• [Recorded information]:
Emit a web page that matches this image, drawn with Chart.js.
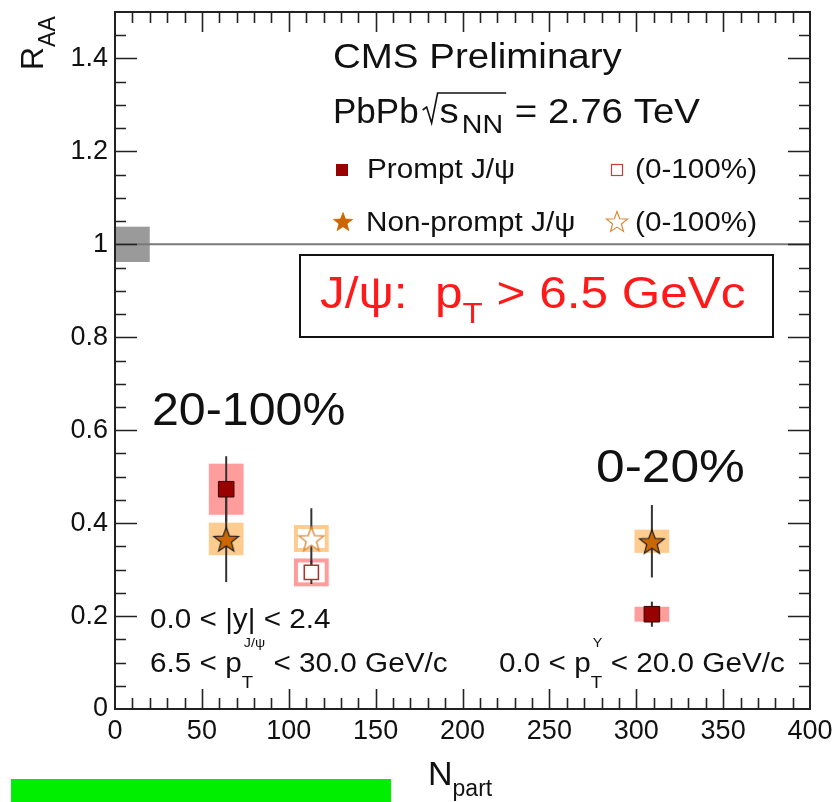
<!DOCTYPE html>
<html>
<head>
<meta charset="utf-8">
<script src="https://cdn.jsdelivr.net/npm/chart.js@4.4.0/dist/chart.umd.min.js"></script>
<style>
  html, body { margin: 0; padding: 0; background: #fff; }
  #wrap { width: 836px; height: 802px; }
</style>
</head>
<body>
<div id="wrap"><canvas id="raa" width="836" height="802"></canvas></div>
<script>
// centrality bins: 20-100% and 0-20%
const nPart = [64, 309];
const promptRaa = [0.473, 0.204];
const promptStat = [0.071, 0.027];
const promptSyst = [0.055, 0.016];
const nonPromptRaa = [0.366, 0.361];
const nonPromptStat = [0.093, 0.078];
const nonPromptSyst = [0.035, 0.025];

// minimum bias, 0-100%
const nPartMB = [113];
const promptRaaMB = [0.294];
const promptStatMB = [0.025];
const promptSystMB = [0.030];
const nonPromptRaaMB = [0.367];
const nonPromptStatMB = [0.065];
const nonPromptSystMB = [0.029];

// global uncertainty box drawn at R_AA = 1
const globalUnc = 0.038;
const globalBoxNpart = 20;
const systHalfWidth = 10; // box half width, Npart units

const xTicks = [0, 50, 100, 150, 200, 250, 300, 350, 400];
const xTickLabels = ['0', '50', '100', '150', '200', '250', '300', '350', '400'];
const yTicks = [0, 0.2, 0.4, 0.6, 0.8, 1.0, 1.2, 1.4];
const yTickLabels = ['0', '0.2', '0.4', '0.6', '0.8', '1', '1.2', '1.4'];

const FONT = '"Liberation Sans", Arial, Helvetica, sans-serif';
const WIDE = 1.1; // annotation text is drawn a little wider than normal
const PROMPT_COL = '#990000';
const NONPROMPT_COL = '#cc6600';
const PROMPT_BOX = '#ff9c9c';
const NONPROMPT_BOX = '#ffcc90';

function makeStar(r, fill, stroke, lw) {
  const pad = Math.ceil(lw) + 1;
  const size = 2 * (r + pad);
  const c = document.createElement('canvas');
  c.width = c.height = size;
  const g = c.getContext('2d');
  g.beginPath();
  for (let k = 0; k < 10; k++) {
    const rad = k % 2 ? r * 0.42 : r;
    const a = -Math.PI / 2 + k * Math.PI / 5;
    g.lineTo(size / 2 + rad * Math.cos(a), size / 2 + 1.5 + rad * Math.sin(a));
  }
  g.closePath();
  g.fillStyle = fill;
  g.fill();
  g.lineWidth = lw;
  g.strokeStyle = stroke;
  g.stroke();
  return c;
}

const starFilled = makeStar(13, NONPROMPT_COL, '#222', 1.2);
const starOpen = makeStar(13, '#fff', '#d98a3a', 1.4);
const starFilledLeg = makeStar(10, NONPROMPT_COL, NONPROMPT_COL, 0.8);
const starOpenLeg = makeStar(11, '#fff', '#d98a3a', 1.2);

const pts = (xs, ys) => xs.map((x, i) => ({ x: x, y: ys[i] }));

// draws a run of text pieces (own size / vertical shift each), stretched by sx
function runText(ctx, x, y, parts, color, sx) {
  sx = sx || WIDE;
  ctx.save();
  ctx.translate(x, y);
  ctx.scale(sx, 1);
  ctx.fillStyle = color;
  ctx.textAlign = 'left';
  ctx.textBaseline = 'alphabetic';
  let cx = 0;
  parts.forEach(p => {
    if (p.stack) {
      // subscript and superscript sharing one x
      let w = 0;
      p.stack.forEach(s => {
        ctx.font = s.size + 'px ' + FONT;
        ctx.fillText(s.t, cx + (s.dx || 0), s.dy);
        w = Math.max(w, ctx.measureText(s.t).width + (s.dx || 0));
      });
      cx += w;
    } else {
      ctx.font = p.size + 'px ' + FONT;
      ctx.fillText(p.t, cx, p.dy || 0);
      cx += ctx.measureText(p.t).width;
    }
  });
  ctx.restore();
  return x + cx * sx;
}

const decor = {
  id: 'decor',
  beforeDatasetsDraw(chart) {
    const { ctx, chartArea: a } = chart;
    const xs = chart.scales.x, ys = chart.scales.y;
    ctx.save();
    // global uncertainty and unity line
    ctx.fillStyle = '#9a9a9a';
    ctx.fillRect(xs.getPixelForValue(0), ys.getPixelForValue(1 + globalUnc),
      xs.getPixelForValue(globalBoxNpart) - xs.getPixelForValue(0),
      ys.getPixelForValue(1 - globalUnc) - ys.getPixelForValue(1 + globalUnc));
    ctx.strokeStyle = '#7a7a7a';
    ctx.lineWidth = 2;
    ctx.beginPath();
    ctx.moveTo(a.left, ys.getPixelForValue(1));
    ctx.lineTo(a.right, ys.getPixelForValue(1));
    ctx.stroke();

    const box = (x, v, e, col, open) => {
      const x0 = xs.getPixelForValue(x - systHalfWidth), x1 = xs.getPixelForValue(x + systHalfWidth);
      const y0 = ys.getPixelForValue(v + e), y1 = ys.getPixelForValue(v - e);
      if (open) {
        ctx.strokeStyle = col;
        ctx.lineWidth = 4;
        ctx.strokeRect(x0 + 2, y0 + 2, x1 - x0 - 4, y1 - y0 - 4);
      } else {
        ctx.fillStyle = col;
        ctx.fillRect(x0, y0, x1 - x0, y1 - y0);
      }
    };
    nPart.forEach((x, i) => {
      box(x, promptRaa[i], promptSyst[i], PROMPT_BOX, false);
      box(x, nonPromptRaa[i], nonPromptSyst[i], NONPROMPT_BOX, false);
    });
    nPartMB.forEach((x, i) => {
      box(x, promptRaaMB[i], promptSystMB[i], PROMPT_BOX, true);
      box(x, nonPromptRaaMB[i], nonPromptSystMB[i], NONPROMPT_BOX, true);
    });

    // statistical error bars
    const bar = (x, v, e) => {
      const px = xs.getPixelForValue(x);
      ctx.beginPath();
      ctx.moveTo(px, ys.getPixelForValue(v + e));
      ctx.lineTo(px, ys.getPixelForValue(v - e));
      ctx.stroke();
    };
    ctx.strokeStyle = '#333';
    ctx.lineWidth = 2;
    nPart.forEach((x, i) => {
      bar(x, promptRaa[i], promptStat[i]);
      bar(x, nonPromptRaa[i], nonPromptStat[i]);
    });
    nPartMB.forEach((x, i) => {
      bar(x, promptRaaMB[i], promptStatMB[i]);
      bar(x, nonPromptRaaMB[i], nonPromptStatMB[i]);
    });
    ctx.restore();
  },
  afterDraw(chart) {
    const { ctx, chartArea: a } = chart;
    const xs = chart.scales.x, ys = chart.scales.y;
    ctx.save();

    // frame with inward ticks on all four sides
    ctx.strokeStyle = '#222';
    ctx.lineWidth = 2;
    ctx.strokeRect(a.left, a.top, a.right - a.left, a.bottom - a.top);
    ctx.lineWidth = 1.6;
    ctx.beginPath();
    for (let v = 10; v < 400; v += 10) {
      const px = Math.round(xs.getPixelForValue(v)) + 0.5;
      const len = v % 50 === 0 ? 20 : 11;
      ctx.moveTo(px, a.bottom); ctx.lineTo(px, a.bottom - len);
      ctx.moveTo(px, a.top); ctx.lineTo(px, a.top + len);
    }
    for (let k = 1; k < 30; k++) {
      const py = Math.round(ys.getPixelForValue(k * 0.05)) + 0.5;
      const len = k % 4 === 0 ? 22 : 11;
      ctx.moveTo(a.left, py); ctx.lineTo(a.left + len, py);
      ctx.moveTo(a.right, py); ctx.lineTo(a.right - len, py);
    }
    ctx.stroke();

    // axis titles
    runText(ctx, 428, 785, [{ t: 'N', size: 34 }, { t: 'part', size: 23, dy: 11 }], '#111', 1);
    ctx.save();
    ctx.translate(43, 70);
    ctx.rotate(-Math.PI / 2);
    runText(ctx, 0, 0, [{ t: 'R', size: 32 }, { t: 'AA', size: 23, dy: 12 }], '#111', 1);
    ctx.restore();

    // header
    runText(ctx, 333, 68, [{ t: 'CMS Preliminary', size: 35 }], '#111');
    let cx = runText(ctx, 333, 123, [{ t: 'PbPb', size: 35 }], '#111', 1);
    const sEnd = runText(ctx, cx + 21, 123, [{ t: 's', size: 35 }], '#111');
    const nnEnd = runText(ctx, sEnd + 3, 133, [{ t: 'NN', size: 26 }], '#111');
    ctx.strokeStyle = '#111';
    ctx.lineWidth = 1.6;
    ctx.beginPath();
    ctx.moveTo(cx + 4, 110);
    ctx.lineTo(cx + 8, 107);
    ctx.lineTo(cx + 13, 123);
    ctx.lineTo(cx + 19, 93);
    ctx.lineTo(nnEnd + 3, 93);
    ctx.stroke();
    runText(ctx, nnEnd + 1, 123, [{ t: ' = 2.76 TeV', size: 35 }], '#111');

    // legend
    ctx.fillStyle = PROMPT_COL;
    ctx.fillRect(336, 164, 12, 12);
    ctx.strokeStyle = '#c04040';
    ctx.lineWidth = 1.2;
    ctx.strokeRect(611.5, 164.5, 11, 11);
    ctx.drawImage(starFilledLeg, 343 - starFilledLeg.width / 2, 221 - starFilledLeg.height / 2);
    ctx.drawImage(starOpenLeg, 617 - starOpenLeg.width / 2, 221 - starOpenLeg.height / 2);
    runText(ctx, 367, 178, [{ t: 'Prompt J/\u03c8', size: 27 }], '#111');
    runText(ctx, 635, 178, [{ t: '(0-100%)', size: 27 }], '#111');
    runText(ctx, 366, 231, [{ t: 'Non-prompt J/\u03c8', size: 27 }], '#111');
    runText(ctx, 635, 231, [{ t: '(0-100%)', size: 27 }], '#111');

    // kinematic cut box
    ctx.fillStyle = '#fff';
    ctx.fillRect(300, 255, 473, 82);
    ctx.strokeStyle = '#111';
    ctx.lineWidth = 2;
    ctx.strokeRect(300, 255, 473, 82);
    runText(ctx, 320, 308, [
      { t: 'J/\u03c8:  p', size: 45 },
      { t: 'T', size: 30, dy: 15 },
      { t: ' > 6.5 GeVc', size: 45 }
    ], '#ff1a1a');

    // centrality labels
    runText(ctx, 152, 425, [{ t: '20-100%', size: 46 }], '#111', 1.05);
    runText(ctx, 596, 482, [{ t: '0-20%', size: 46 }], '#111', 1.12);

    // acceptance
    runText(ctx, 150, 628, [{ t: '0.0 < |y| < 2.4', size: 27 }], '#111');
    runText(ctx, 150, 672, [
      { t: '6.5 < p', size: 27 },
      { stack: [{ t: 'T', size: 17, dy: 16 }, { t: 'J/\u03c8', size: 13, dy: -25, dx: 2 }] },
      { t: ' < 30.0 GeV/c', size: 27 }
    ], '#111');
    runText(ctx, 499, 672, [
      { t: '0.0 < p', size: 27 },
      { stack: [{ t: 'T', size: 17, dy: 16 }, { t: '\u03a5', size: 13, dy: -25, dx: 2 }] },
      { t: ' < 20.0 GeV/c', size: 27 }
    ], '#111');

    // caption strip
    ctx.fillStyle = '#00ee00';
    ctx.fillRect(11, 779, 380, 23);
    ctx.restore();
  }
};

new Chart(document.getElementById('raa'), {
  type: 'scatter',
  data: {
    datasets: [
      {
        label: 'Prompt J/\u03c8',
        data: pts(nPart, promptRaa),
        pointStyle: 'rect',
        pointRadius: 11,
        backgroundColor: PROMPT_COL,
        borderColor: '#3a0000',
        borderWidth: 1
      },
      {
        label: 'Non-prompt J/\u03c8',
        data: pts(nPart, nonPromptRaa),
        pointStyle: starFilled
      },
      {
        label: 'Prompt J/\u03c8 (0-100%)',
        data: pts(nPartMB, promptRaaMB),
        pointStyle: 'rect',
        pointRadius: 10,
        backgroundColor: '#fff',
        borderColor: '#b03030',
        borderWidth: 1.5
      },
      {
        label: 'Non-prompt J/\u03c8 (0-100%)',
        data: pts(nPartMB, nonPromptRaaMB),
        pointStyle: starOpen
      }
    ]
  },
  options: {
    responsive: false,
    animation: false,
    devicePixelRatio: 1,
    layout: { padding: { top: 11, right: 26, left: 0, bottom: 0 } },
    plugins: { legend: { display: false }, tooltip: { enabled: false } },
    scales: {
      x: {
        type: 'linear',
        min: 0,
        max: 400,
        grid: { display: false, drawTicks: false },
        border: { display: false },
        afterBuildTicks: s => { s.ticks = xTicks.map(v => ({ value: v })); },
        afterFit: s => { s.height = 93; s.paddingLeft = 0; s.paddingRight = 0; },
        ticks: {
          padding: 6,
          autoSkip: false,
          maxRotation: 0,
          color: '#111',
          font: { family: FONT, size: 27 },
          callback: (v, i) => xTickLabels[i]
        }
      },
      y: {
        type: 'linear',
        min: 0,
        max: 1.5,
        grid: { display: false, drawTicks: false },
        border: { display: false },
        afterBuildTicks: s => { s.ticks = yTicks.map(v => ({ value: v })); },
        afterFit: s => { s.width = 115; s.paddingTop = 0; s.paddingBottom = 0; },
        ticks: {
          padding: 7,
          autoSkip: false,
          color: '#111',
          font: { family: FONT, size: 27 },
          callback: (v, i) => yTickLabels[i]
        }
      }
    }
  },
  plugins: [decor]
});
</script>
</body>
</html>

• [Required work]: Report only the number of lines that hold the word "with".

• [Answer to the task]: 2